Q & A Sunday, 4:00 – 4:25pm
質疑応答 日曜日 午後4時〜4時25分
Hastings Park consists of a series of colour photographs depicting the four remaining buildings in Vancouver where over 8,000 Japanese Canadians were temporarily located and processed prior to being sent off to labour and internment camps during World War II. These buildings are the Livestock Building, the Forum, the Garden Auditorium, and Rollerland. Hastings Park is the site of the Pacific National Exhibition with its baby pig races, livestock competitions, mini donuts and demolition derby. Since it first opened in 1910, its buildings housed only animals, with the one exception of Japanese Canadians in 1942.
The images were created with a construction industry thermal imaging camera that employs infrared scanners that measure the heat signatures of objects and translates those heat signatures into an image where the higher heat signatures are made brighter and easier to see. Originally developed for military use during the Korean War, thermal imaging cameras have since been used by building construction technicians to identify heat leaks or structural weaknesses, by firefighters to see through smoke, by medical practitioners to monitor physiological activities such as fever, and by law enforcement for surveillance activities. Each colour in the photographs represent a different temperature, as opposed to a different frequency of light reflected off the surface of things, which is how human eyes function.
The thermal imaging camera functions as a medium through which the buildings of Hastings Park are asked, “Do you remember the time when people lived inside you? If so, are there any traces left behind? What’s beneath your surface? What else might we uncover?” The intention was to use such a camera to expose these buildings in a new light.

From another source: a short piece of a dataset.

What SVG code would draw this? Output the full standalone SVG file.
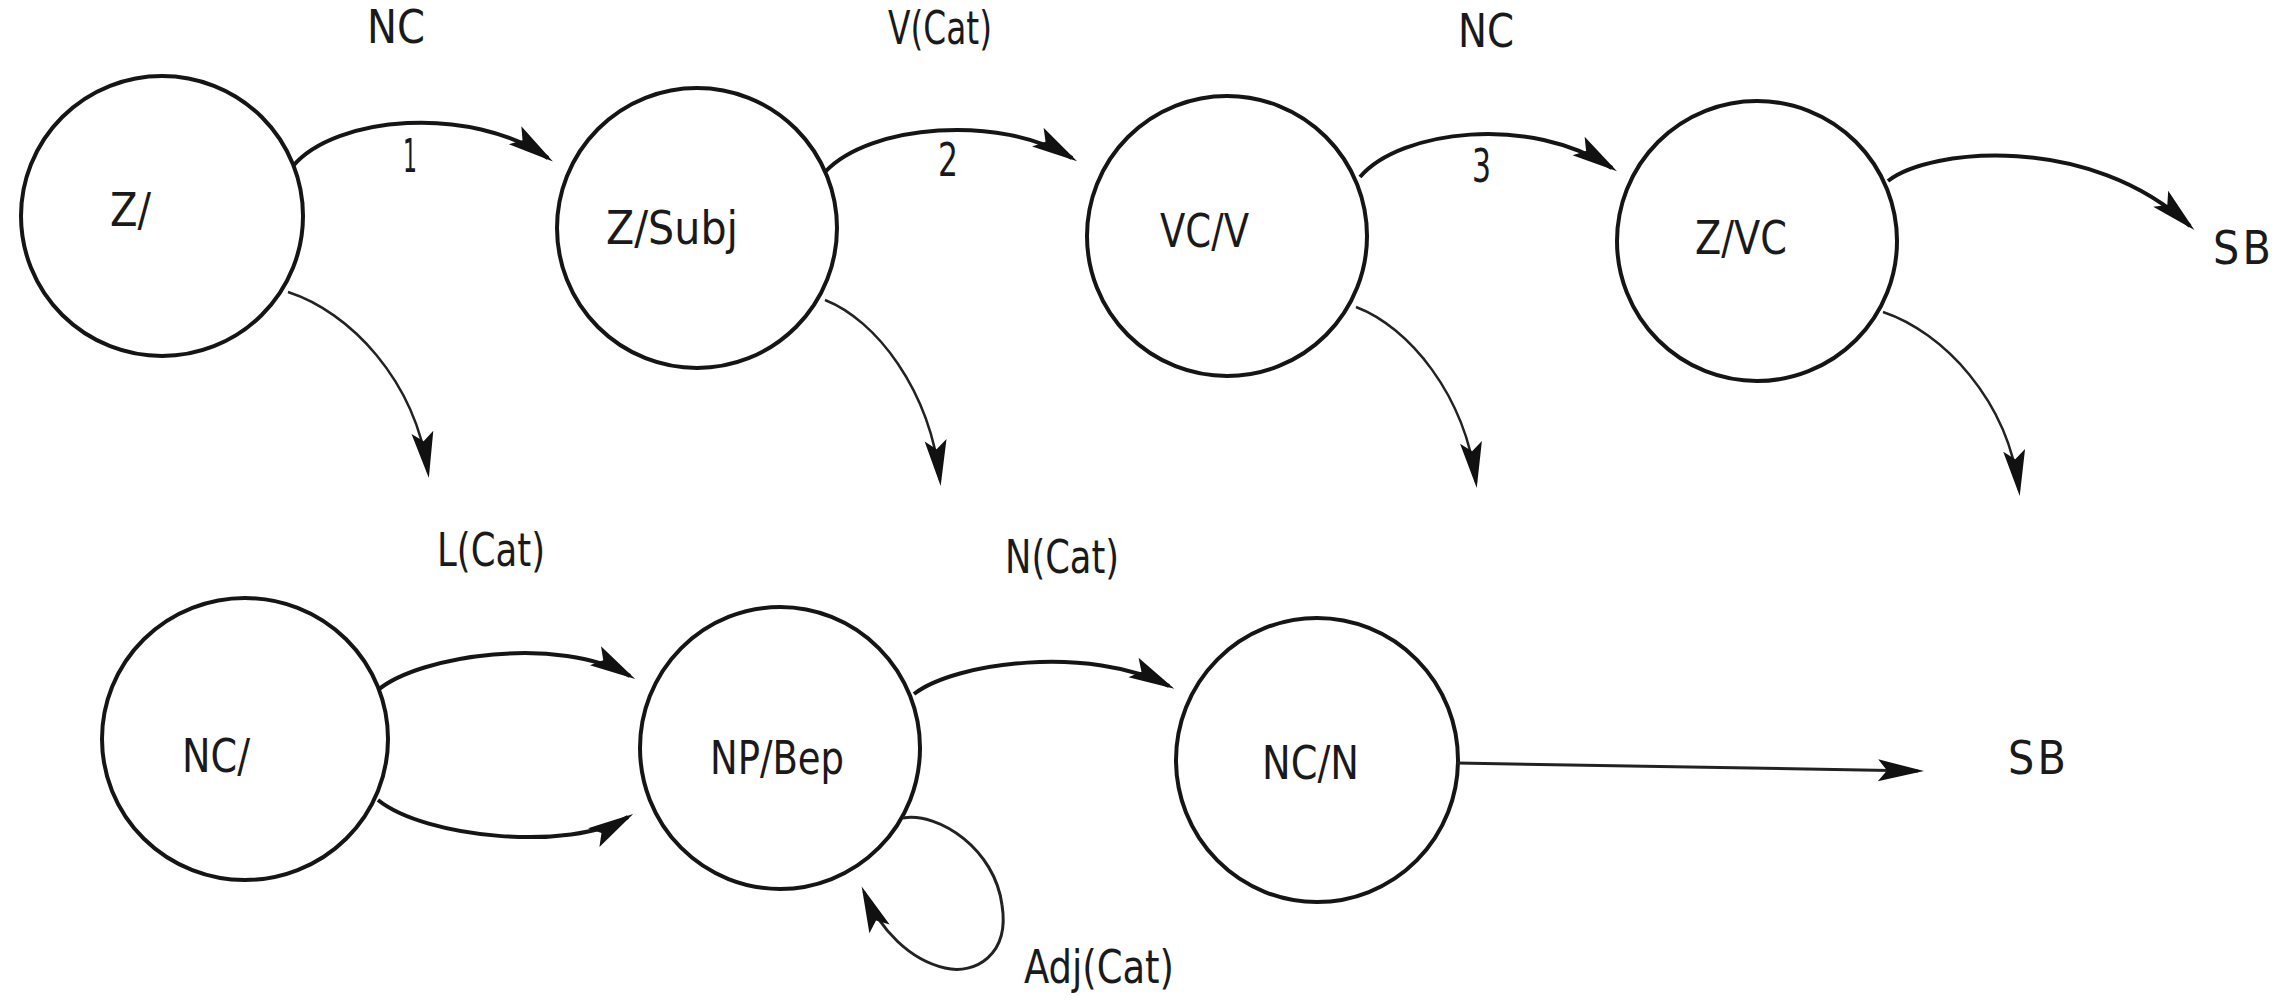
<svg xmlns="http://www.w3.org/2000/svg" width="2275" height="1002" viewBox="0 0 2275 1002">
<defs>
<marker id="ah" markerUnits="userSpaceOnUse" markerWidth="60" markerHeight="30" viewBox="-50 -15 60 30" refX="0" refY="0" orient="auto">
<path d="M6,0 L-40,-11 L-31,0 L-40,11 Z" fill="#111"/>
</marker>
</defs>
<style>
.node{fill:none;stroke:#151515;stroke-width:4}
.t{font-family:"Liberation Sans Narrow","DejaVu Sans Condensed","Liberation Sans",sans-serif;font-size:46px;fill:#1a1a1a}
.c{fill:none;stroke:#151515;stroke-width:4;marker-end:url(#ah)}
.thin{fill:none;stroke:#222;stroke-width:2.5;marker-end:url(#ah)}
.mid{fill:none;stroke:#222;stroke-width:3;marker-end:url(#ah)}
</style>
<rect width="2275" height="1002" fill="#fff"/>
<g id="n-z"><ellipse class="node" cx="162" cy="216" rx="141" ry="140"/><text class="t" x="110" y="226" textLength="41" lengthAdjust="spacingAndGlyphs">Z/</text></g>
<g id="n-zsubj"><ellipse class="node" cx="697" cy="228" rx="140" ry="140"/><text class="t" x="606" y="244" textLength="132" lengthAdjust="spacingAndGlyphs">Z/Subj</text></g>
<g id="n-vcv"><ellipse class="node" cx="1227" cy="236" rx="140" ry="140"/><text class="t" x="1160" y="247" textLength="89" lengthAdjust="spacingAndGlyphs">VC/V</text></g>
<g id="n-zvc"><ellipse class="node" cx="1757" cy="241" rx="140" ry="140"/><text class="t" x="1695" y="254" textLength="92" lengthAdjust="spacingAndGlyphs">Z/VC</text></g>
<g id="n-sb1"><text class="t" x="2213" y="264" textLength="58" lengthAdjust="spacing">SB</text></g>
<g id="n-nc"><ellipse class="node" cx="245" cy="739" rx="143" ry="141"/><text class="t" x="182" y="772" textLength="68" lengthAdjust="spacingAndGlyphs">NC/</text></g>
<g id="n-npbep"><ellipse class="node" cx="780" cy="748" rx="140" ry="141"/><text class="t" x="710" y="774" textLength="134" lengthAdjust="spacingAndGlyphs">NP/Bep</text></g>
<g id="n-ncn"><ellipse class="node" cx="1317" cy="760" rx="141" ry="142"/><text class="t" x="1262" y="779" textLength="97" lengthAdjust="spacingAndGlyphs">NC/N</text></g>
<g id="n-sb2"><text class="t" x="2008" y="774" textLength="58" lengthAdjust="spacing">SB</text></g>
<g id="connectors">
<path class="c" d="M293,166 C335,116 470,104 548,158"/>
<path class="c" d="M825,172 C870,124 1000,114 1072,158"/>
<path class="c" d="M1360,177 C1400,130 1530,114 1612,168"/>
<path class="c" d="M1888,181 C1930,148 2090,133 2190,226"/>
<path class="thin" d="M288,292 C350,312 415,380 428,472"/>
<path class="thin" d="M825,300 C876,320 930,390 940,480"/>
<path class="thin" d="M1356,307 C1409,327 1465,395 1476,482"/>
<path class="thin" d="M1883,312 C1943,332 2008,400 2019,490"/>
<path class="c" d="M378,690 C420,655 560,635 630,676"/>
<path class="c" d="M378,800 C425,838 570,852 628,817"/>
<path class="c" d="M914,694 C955,662 1090,645 1169,686"/>
<path class="mid" d="M903,818 C940,812 995,850 1002,905 C1010,955 975,975 945,968 C910,960 880,930 864,892"/>
<path class="mid" d="M1457,763 L1918,771"/>
<text class="t" x="367" y="43" textLength="58" lengthAdjust="spacingAndGlyphs">NC</text>
<text class="t" x="403" y="172" textLength="14" lengthAdjust="spacingAndGlyphs">1</text>
<text class="t" x="938" y="176" textLength="20" lengthAdjust="spacingAndGlyphs">2</text>
<text class="t" x="888" y="44" textLength="104" lengthAdjust="spacingAndGlyphs">V(Cat)</text>
<text class="t" x="1458" y="47" textLength="56" lengthAdjust="spacingAndGlyphs">NC</text>
<text class="t" x="1472" y="182" textLength="19" lengthAdjust="spacingAndGlyphs">3</text>
<text class="t" x="437" y="566" textLength="108" lengthAdjust="spacingAndGlyphs">L(Cat)</text>
<text class="t" x="1005" y="573" textLength="114" lengthAdjust="spacingAndGlyphs">N(Cat)</text>
<text class="t" x="1024" y="983" textLength="150" lengthAdjust="spacingAndGlyphs">Adj(Cat)</text>
</g>
</svg>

Henry Tsang is an artist and occasional curator who explores the spatial politics of history, cultural translation, community-building, the mobility of people, capital, values, desires, and food in relationship to place. His projects employ video, photography, interactive media, convivial events, and language, in particular, Chinook Jargon, the North American west coast trade language. Presentations take the form of gallery exhibitions, pop-up street food offerings, 360 video walking tours, curated dinners, ephemeral and permanent public art. Henry is the creator of 360 Riot Walk, a 360 video walking tour of the 1907 Anti-Asian Riots, and author of White Riot: The 1907 Anti-Asian Riots in Vancouver (Arsenal Pulp Press). He is a past recipient of the VIVA Award and is an Associate Dean at Emily Carr University of Art & Design.